Приблизительно 90 миллионов лет назад существовала Берингийская суша (Берингийский мост), Арктический бассейн был изолирован от Прото-Пацифики, зато открыт меридиональный Западный Внутренний пролив, по которому, вероятно, тепло и переносилось морскими течениями из экваториальной области в Арктический бассейн. По мнению А. Германа, мощное теплое морское течение могло возникнуть благодаря Северо-Пассатному течению, пересекавшему с востока на запад в низких широтах океан Тетис и Центральную Атлантику. Все это и определило основные черты палеогеографии арктического региона.

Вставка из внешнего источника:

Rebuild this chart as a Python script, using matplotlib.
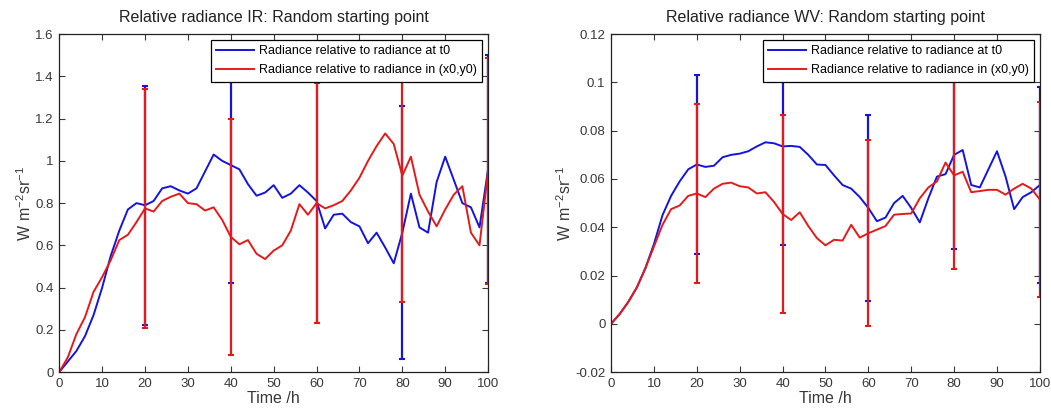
import numpy as np
import matplotlib.pyplot as plt

plt.rcParams['font.family'] = ['Liberation Sans', 'DejaVu Sans']

# time axis, one sample every 2 h
t = np.arange(0, 101, 2)

ir_t0 = [0, 0.05, 0.10, 0.17, 0.27, 0.40, 0.55, 0.67, 0.77, 0.80,
         0.79, 0.81, 0.87, 0.88, 0.86, 0.845, 0.87, 0.95, 1.03, 1.00,
         0.98, 0.96, 0.89, 0.835, 0.85, 0.885, 0.825, 0.845, 0.885, 0.85,
         0.81, 0.68, 0.745, 0.75, 0.71, 0.69, 0.61, 0.66, 0.59, 0.515,
         0.66, 0.845, 0.685, 0.66, 0.90, 1.02, 0.91, 0.80, 0.78, 0.685,
         0.96]
ir_xy = [0, 0.07, 0.18, 0.26, 0.38, 0.45, 0.53, 0.625, 0.65, 0.71,
         0.775, 0.76, 0.81, 0.83, 0.845, 0.80, 0.795, 0.765, 0.78, 0.72,
         0.64, 0.605, 0.625, 0.56, 0.535, 0.575, 0.60, 0.67, 0.795, 0.745,
         0.80, 0.775, 0.79, 0.81, 0.86, 0.92, 1.00, 1.07, 1.13, 1.08,
         0.93, 1.02, 0.84, 0.76, 0.69, 0.77, 0.84, 0.88, 0.66, 0.60,
         0.95]

wv_t0 = [0, 0.004, 0.009, 0.015, 0.023, 0.033, 0.045, 0.053, 0.059, 0.064,
         0.066, 0.065, 0.0655, 0.069, 0.070, 0.0705, 0.0715, 0.0735, 0.0752, 0.0748,
         0.0735, 0.0737, 0.0733, 0.070, 0.066, 0.0658, 0.0615, 0.0575, 0.056, 0.0525,
         0.048, 0.0425, 0.044, 0.050, 0.053, 0.048, 0.042, 0.052, 0.061, 0.062,
         0.070, 0.072, 0.0575, 0.0565, 0.064, 0.0715, 0.061, 0.0475, 0.0525, 0.0545,
         0.0575]
wv_xy = [0, 0.004, 0.009, 0.015, 0.023, 0.032, 0.041, 0.0475, 0.049, 0.053,
         0.054, 0.0525, 0.056, 0.058, 0.0585, 0.057, 0.0565, 0.054, 0.0545, 0.0505,
         0.0455, 0.043, 0.0462, 0.0405, 0.0355, 0.0325, 0.0348, 0.0345, 0.041, 0.0357,
         0.0375, 0.039, 0.0405, 0.0452, 0.0455, 0.0457, 0.052, 0.0565, 0.059, 0.0668,
         0.0615, 0.063, 0.0545, 0.055, 0.0555, 0.0555, 0.0535, 0.056, 0.058, 0.056,
         0.0515]

# error bars every 20 h
t_err = [20, 40, 60, 80, 100]
ir_t0_err = [0.565, 0.56, 0.58, 0.60, 0.54]
ir_xy_err = [0.565, 0.56, 0.57, 0.60, 0.535]
wv_t0_err = [0.037, 0.041, 0.0385, 0.039, 0.0405]
wv_xy_err = [0.037, 0.041, 0.0385, 0.0387, 0.0405]

lab_t0 = 'Radiance relative to radiance at t0'
lab_xy = 'Radiance relative to radiance in (x0,y0)'

blue = '#1414dc'
red = '#e41a1a'
dark = '#383838'


def draw(ax, y_t0, y_xy, e_t0, e_xy, title, ylim, yticks, yticklabels):
    idx = [list(t).index(v) for v in t_err]
    ax.plot(t, y_t0, color=blue, lw=1.4, label=lab_t0)
    ax.errorbar(t_err, [y_t0[i] for i in idx], yerr=e_t0, fmt='none',
                ecolor=blue, elinewidth=1.6, capsize=2.5, capthick=1.5)
    ax.plot(t, y_xy, color=red, lw=1.4, label=lab_xy)
    ax.errorbar(t_err, [y_xy[i] for i in idx], yerr=e_xy, fmt='none',
                ecolor=red, elinewidth=1.6, capsize=2.5, capthick=1.5)
    ax.set_xlim(0, 100)
    ax.set_ylim(*ylim)
    ax.set_xticks(range(0, 101, 10))
    ax.set_yticks(yticks)
    ax.set_yticklabels(yticklabels)
    ax.tick_params(direction='in', top=True, right=True, length=4,
                   width=0.8, labelsize=9.5, colors=dark, pad=4)
    for s in ax.spines.values():
        s.set_color('#222222')
        s.set_linewidth(0.9)
    ax.set_title(title, fontsize=11.5, color='#222222', pad=9)
    ax.set_xlabel('Time /h', fontsize=11.5, color=dark, labelpad=1)
    ax.set_ylabel(r'$\mathregular{W\ m^{-2}sr^{-1}}$', fontsize=11.5,
                  color=dark, labelpad=1)
    leg = ax.legend(loc='upper right', fontsize=9, fancybox=False,
                    framealpha=1, edgecolor='black', handlelength=3,
                    borderaxespad=0.45, labelspacing=0.55,
                    handletextpad=0.4, borderpad=0.45)
    leg.get_frame().set_linewidth(0.9)


fig = plt.figure(figsize=(10.51, 4.12), dpi=100)
ax1 = fig.add_axes([0.0564, 0.097, 0.408, 0.82])
ax2 = fig.add_axes([0.5814, 0.097, 0.408, 0.82])

draw(ax1, ir_t0, ir_xy, ir_t0_err, ir_xy_err,
     'Relative radiance IR: Random starting point', (0, 1.6),
     np.arange(0, 1.61, 0.2),
     ['0', '0.2', '0.4', '0.6', '0.8', '1', '1.2', '1.4', '1.6'])
draw(ax2, wv_t0, wv_xy, wv_t0_err, wv_xy_err,
     'Relative radiance WV: Random starting point', (-0.02, 0.12),
     np.arange(-0.02, 0.121, 0.02),
     ['-0.02', '0', '0.02', '0.04', '0.06', '0.08', '0.1', '0.12'])

fig.savefig('out.png', dpi=100)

Примерно так же современный Гольфстрим определяет умеренно теплый климат, не свойственный для высоких широт, на территориях Северного полушария, подверженных его влиянию.

Отток вод из Арктического бассейна мог, по-видимому, происходить по Атлантическому проливу (между Фенноскандией и Гренландией) и проливам, соединявшим бореальное Западно-Сибирское море с Тетисом.

В познании прошлого нет отдельных обособленных дисциплин — в этом был убежден Сергей Мейен, память о котором нежно хранят в его лаборатории его ученики и последователи. В 1967 году ученый рассказал читателям нашего журнала о загадке ископаемой тропической зоны: "На пермско-каменноугольной карте на долготе Америки и Западной Европы ширина ископаемой тропической зоны — 6-8 тысяч километров. На долготе Памира зона сужается до тысячи километров. К тому же почти вся эта зона располагается в северном полушарии! Зато южное полушарие ПОЧТИ ПОЛНОСТЬЮ занято единой южной внетропической, возможно холоднолюбивой, "глоссоптериевой" флорой... Растения ясно говорят: южная граница тропических флор за эти миллионы лет последовательно уходила (относительно Индии) все на юг и на юг..." Объяснение этому парадоксу он нашел в теории плитотектоники.

Через много лет ученые его школы перекроили карту Северного полушария древности, окончательно, с цифрами в руках, доказав существование в нем огромного теплого морского бассейна.